• _GIVEN INFORMATION_
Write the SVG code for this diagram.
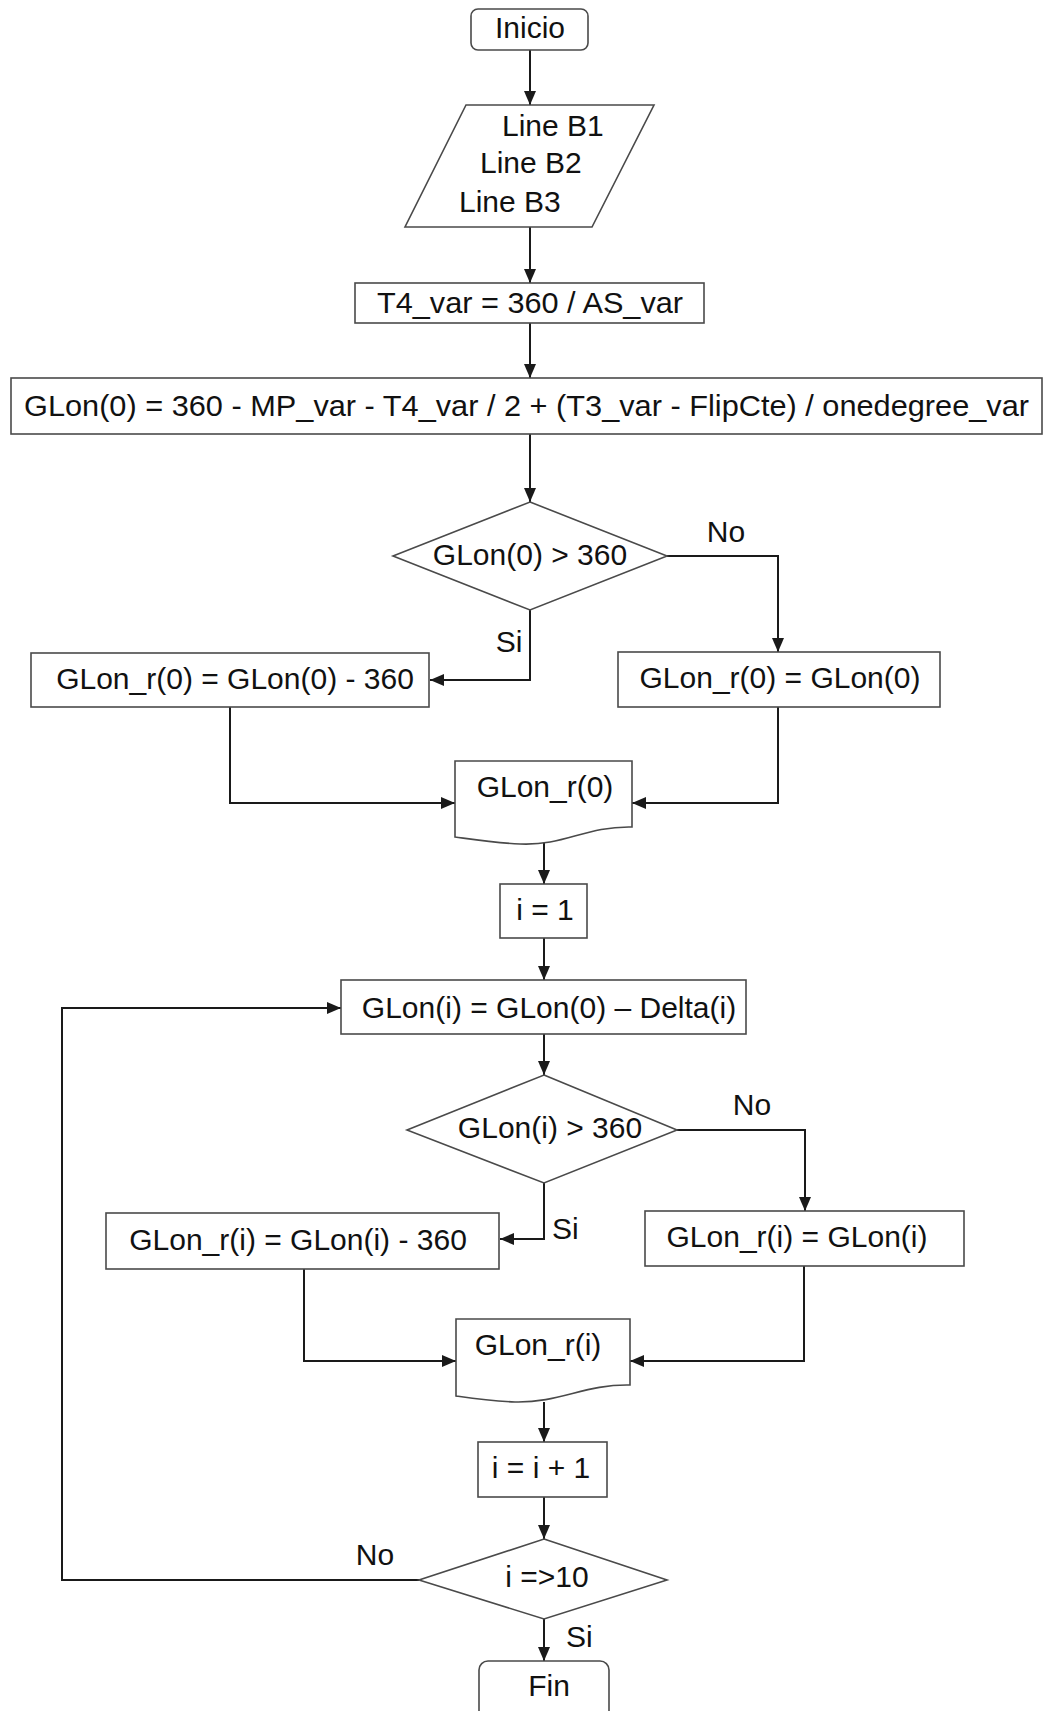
<svg xmlns="http://www.w3.org/2000/svg" width="1043" height="1711" viewBox="0 0 1043 1711">
<style>
.s{fill:#fff;stroke:#4a4a4a;stroke-width:1.6}
.c{fill:none;stroke:#1a1a1a;stroke-width:2}
text{font-family:"Liberation Sans",Arial,sans-serif;font-size:30px;fill:#111}
.m{text-anchor:middle}
</style>
<defs>
<marker id="a" viewBox="0 0 14 12" refX="14" refY="6" markerWidth="14" markerHeight="12" orient="auto" markerUnits="userSpaceOnUse">
<path d="M0,0 L14,6 L0,12 z" fill="#1a1a1a"/>
</marker>
</defs>
<rect width="1043" height="1711" fill="#fff"/>
<g id="connectors">
<path class="c" d="M530,50 V105" marker-end="url(#a)"/>
<path class="c" d="M530,227 V283" marker-end="url(#a)"/>
<path class="c" d="M530,323 V378" marker-end="url(#a)"/>
<path class="c" d="M530,434 V502" marker-end="url(#a)"/>
<path class="c" d="M667,556 H778 V652" marker-end="url(#a)"/>
<path class="c" d="M530,610 V680 H430" marker-end="url(#a)"/>
<path class="c" d="M230,707 V803 H455" marker-end="url(#a)"/>
<path class="c" d="M778,707 V803 H632" marker-end="url(#a)"/>
<path class="c" d="M544,843 V884" marker-end="url(#a)"/>
<path class="c" d="M544,938 V980" marker-end="url(#a)"/>
<path class="c" d="M419,1580 H62 V1008 H341" marker-end="url(#a)"/>
<path class="c" d="M544,1034 V1075" marker-end="url(#a)"/>
<path class="c" d="M677,1130 H805 V1211" marker-end="url(#a)"/>
<path class="c" d="M544,1183 V1239 H500" marker-end="url(#a)"/>
<path class="c" d="M304,1269 V1361 H456" marker-end="url(#a)"/>
<path class="c" d="M804,1266 V1361 H630" marker-end="url(#a)"/>
<path class="c" d="M544,1402 V1442" marker-end="url(#a)"/>
<path class="c" d="M544,1497 V1539" marker-end="url(#a)"/>
<path class="c" d="M544,1619 V1661" marker-end="url(#a)"/>
<text class="m" x="726" y="542">No</text>
<text class="m" x="509" y="652">Si</text>
<text class="m" x="752" y="1115">No</text>
<text x="552" y="1239">Si</text>
<text class="m" x="375" y="1565">No</text>
<text x="566" y="1647">Si</text>
</g>
<g id="inicio">
<rect class="s" x="471" y="9" width="117" height="41" rx="7"/>
<text class="m" x="530" y="38">Inicio</text>
</g>
<g id="input">
<path class="s" d="M466,105 H654 L592,227 H405 Z"/>
<text x="502" y="136">Line B1</text>
<text x="480" y="173">Line B2</text>
<text x="459" y="212">Line B3</text>
</g>
<g id="t4">
<rect class="s" x="355" y="283" width="349" height="40"/>
<text class="m" x="530" y="313" textLength="306" lengthAdjust="spacingAndGlyphs">T4_var = 360 / AS_var</text>
</g>
<g id="glon0">
<rect class="s" x="11" y="378" width="1031" height="56"/>
<text x="24" y="416" textLength="1005" lengthAdjust="spacingAndGlyphs">GLon(0) = 360 - MP_var - T4_var / 2 + (T3_var - FlipCte) / onedegree_var</text>
</g>
<g id="dec1">
<path class="s" d="M530,502 L667,556 L530,610 L393,556 Z"/>
<text class="m" x="530" y="565">GLon(0) &gt; 360</text>
</g>
<g id="glonr0a">
<rect class="s" x="31" y="653" width="398" height="54"/>
<text class="m" x="235" y="689">GLon_r(0) = GLon(0) - 360</text>
</g>
<g id="glonr0b">
<rect class="s" x="618" y="652" width="322" height="55"/>
<text class="m" x="780" y="688">GLon_r(0) = GLon(0)</text>
</g>
<g id="out0">
<path class="s" d="M455,761 H632 V827 C585,826 565,846 520,844 C495,843 470,839 455,837 Z"/>
<text class="m" x="545" y="797">GLon_r(0)</text>
</g>
<g id="i1">
<rect class="s" x="500" y="884" width="87" height="54"/>
<text class="m" x="545" y="920">i = 1</text>
</g>
<g id="gloni">
<rect class="s" x="341" y="980" width="405" height="54"/>
<text class="m" x="549" y="1018">GLon(i) = GLon(0) – Delta(i)</text>
</g>
<g id="dec2">
<path class="s" d="M544,1075 L677,1130 L544,1183 L407,1130 Z"/>
<text class="m" x="550" y="1138">GLon(i) &gt; 360</text>
</g>
<g id="glonria">
<rect class="s" x="106" y="1213" width="393" height="56"/>
<text class="m" x="298" y="1250">GLon_r(i) = GLon(i) - 360</text>
</g>
<g id="glonrib">
<rect class="s" x="645" y="1211" width="319" height="55"/>
<text class="m" x="797" y="1247">GLon_r(i) = GLon(i)</text>
</g>
<g id="outi">
<path class="s" d="M456,1319 H630 V1385 C585,1384 560,1403 515,1402 C490,1401 470,1398 456,1396 Z"/>
<text class="m" x="538" y="1355">GLon_r(i)</text>
</g>
<g id="inc">
<rect class="s" x="478" y="1442" width="129" height="55"/>
<text class="m" x="541" y="1478">i = i + 1</text>
</g>
<g id="dec3">
<path class="s" d="M544,1539 L667,1580 L544,1619 L419,1580 Z"/>
<text class="m" x="547" y="1587">i =&gt;10</text>
</g>
<g id="fin">
<rect class="s" x="479" y="1661" width="130" height="70" rx="9"/>
<text class="m" x="549" y="1696">Fin</text>
</g>
</svg>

• _EXERCISE PROMPT_
Repeat verbatim all the material, but not the pictures.

• _FINAL RESULT_
Write the SVG code for this diagram.
<svg xmlns="http://www.w3.org/2000/svg" width="1043" height="1711" viewBox="0 0 1043 1711">
<style>
.s{fill:#fff;stroke:#4a4a4a;stroke-width:1.6}
.c{fill:none;stroke:#1a1a1a;stroke-width:2}
text{font-family:"Liberation Sans",Arial,sans-serif;font-size:30px;fill:#111}
.m{text-anchor:middle}
</style>
<defs>
<marker id="a" viewBox="0 0 14 12" refX="14" refY="6" markerWidth="14" markerHeight="12" orient="auto" markerUnits="userSpaceOnUse">
<path d="M0,0 L14,6 L0,12 z" fill="#1a1a1a"/>
</marker>
</defs>
<rect width="1043" height="1711" fill="#fff"/>
<g id="connectors">
<path class="c" d="M530,50 V105" marker-end="url(#a)"/>
<path class="c" d="M530,227 V283" marker-end="url(#a)"/>
<path class="c" d="M530,323 V378" marker-end="url(#a)"/>
<path class="c" d="M530,434 V502" marker-end="url(#a)"/>
<path class="c" d="M667,556 H778 V652" marker-end="url(#a)"/>
<path class="c" d="M530,610 V680 H430" marker-end="url(#a)"/>
<path class="c" d="M230,707 V803 H455" marker-end="url(#a)"/>
<path class="c" d="M778,707 V803 H632" marker-end="url(#a)"/>
<path class="c" d="M544,843 V884" marker-end="url(#a)"/>
<path class="c" d="M544,938 V980" marker-end="url(#a)"/>
<path class="c" d="M419,1580 H62 V1008 H341" marker-end="url(#a)"/>
<path class="c" d="M544,1034 V1075" marker-end="url(#a)"/>
<path class="c" d="M677,1130 H805 V1211" marker-end="url(#a)"/>
<path class="c" d="M544,1183 V1239 H500" marker-end="url(#a)"/>
<path class="c" d="M304,1269 V1361 H456" marker-end="url(#a)"/>
<path class="c" d="M804,1266 V1361 H630" marker-end="url(#a)"/>
<path class="c" d="M544,1402 V1442" marker-end="url(#a)"/>
<path class="c" d="M544,1497 V1539" marker-end="url(#a)"/>
<path class="c" d="M544,1619 V1661" marker-end="url(#a)"/>
<text class="m" x="726" y="542">No</text>
<text class="m" x="509" y="652">Si</text>
<text class="m" x="752" y="1115">No</text>
<text x="552" y="1239">Si</text>
<text class="m" x="375" y="1565">No</text>
<text x="566" y="1647">Si</text>
</g>
<g id="inicio">
<rect class="s" x="471" y="9" width="117" height="41" rx="7"/>
<text class="m" x="530" y="38">Inicio</text>
</g>
<g id="input">
<path class="s" d="M466,105 H654 L592,227 H405 Z"/>
<text x="502" y="136">Line B1</text>
<text x="480" y="173">Line B2</text>
<text x="459" y="212">Line B3</text>
</g>
<g id="t4">
<rect class="s" x="355" y="283" width="349" height="40"/>
<text class="m" x="530" y="313" textLength="306" lengthAdjust="spacingAndGlyphs">T4_var = 360 / AS_var</text>
</g>
<g id="glon0">
<rect class="s" x="11" y="378" width="1031" height="56"/>
<text x="24" y="416" textLength="1005" lengthAdjust="spacingAndGlyphs">GLon(0) = 360 - MP_var - T4_var / 2 + (T3_var - FlipCte) / onedegree_var</text>
</g>
<g id="dec1">
<path class="s" d="M530,502 L667,556 L530,610 L393,556 Z"/>
<text class="m" x="530" y="565">GLon(0) &gt; 360</text>
</g>
<g id="glonr0a">
<rect class="s" x="31" y="653" width="398" height="54"/>
<text class="m" x="235" y="689">GLon_r(0) = GLon(0) - 360</text>
</g>
<g id="glonr0b">
<rect class="s" x="618" y="652" width="322" height="55"/>
<text class="m" x="780" y="688">GLon_r(0) = GLon(0)</text>
</g>
<g id="out0">
<path class="s" d="M455,761 H632 V827 C585,826 565,846 520,844 C495,843 470,839 455,837 Z"/>
<text class="m" x="545" y="797">GLon_r(0)</text>
</g>
<g id="i1">
<rect class="s" x="500" y="884" width="87" height="54"/>
<text class="m" x="545" y="920">i = 1</text>
</g>
<g id="gloni">
<rect class="s" x="341" y="980" width="405" height="54"/>
<text class="m" x="549" y="1018">GLon(i) = GLon(0) – Delta(i)</text>
</g>
<g id="dec2">
<path class="s" d="M544,1075 L677,1130 L544,1183 L407,1130 Z"/>
<text class="m" x="550" y="1138">GLon(i) &gt; 360</text>
</g>
<g id="glonria">
<rect class="s" x="106" y="1213" width="393" height="56"/>
<text class="m" x="298" y="1250">GLon_r(i) = GLon(i) - 360</text>
</g>
<g id="glonrib">
<rect class="s" x="645" y="1211" width="319" height="55"/>
<text class="m" x="797" y="1247">GLon_r(i) = GLon(i)</text>
</g>
<g id="outi">
<path class="s" d="M456,1319 H630 V1385 C585,1384 560,1403 515,1402 C490,1401 470,1398 456,1396 Z"/>
<text class="m" x="538" y="1355">GLon_r(i)</text>
</g>
<g id="inc">
<rect class="s" x="478" y="1442" width="129" height="55"/>
<text class="m" x="541" y="1478">i = i + 1</text>
</g>
<g id="dec3">
<path class="s" d="M544,1539 L667,1580 L544,1619 L419,1580 Z"/>
<text class="m" x="547" y="1587">i =&gt;10</text>
</g>
<g id="fin">
<rect class="s" x="479" y="1661" width="130" height="70" rx="9"/>
<text class="m" x="549" y="1696">Fin</text>
</g>
</svg>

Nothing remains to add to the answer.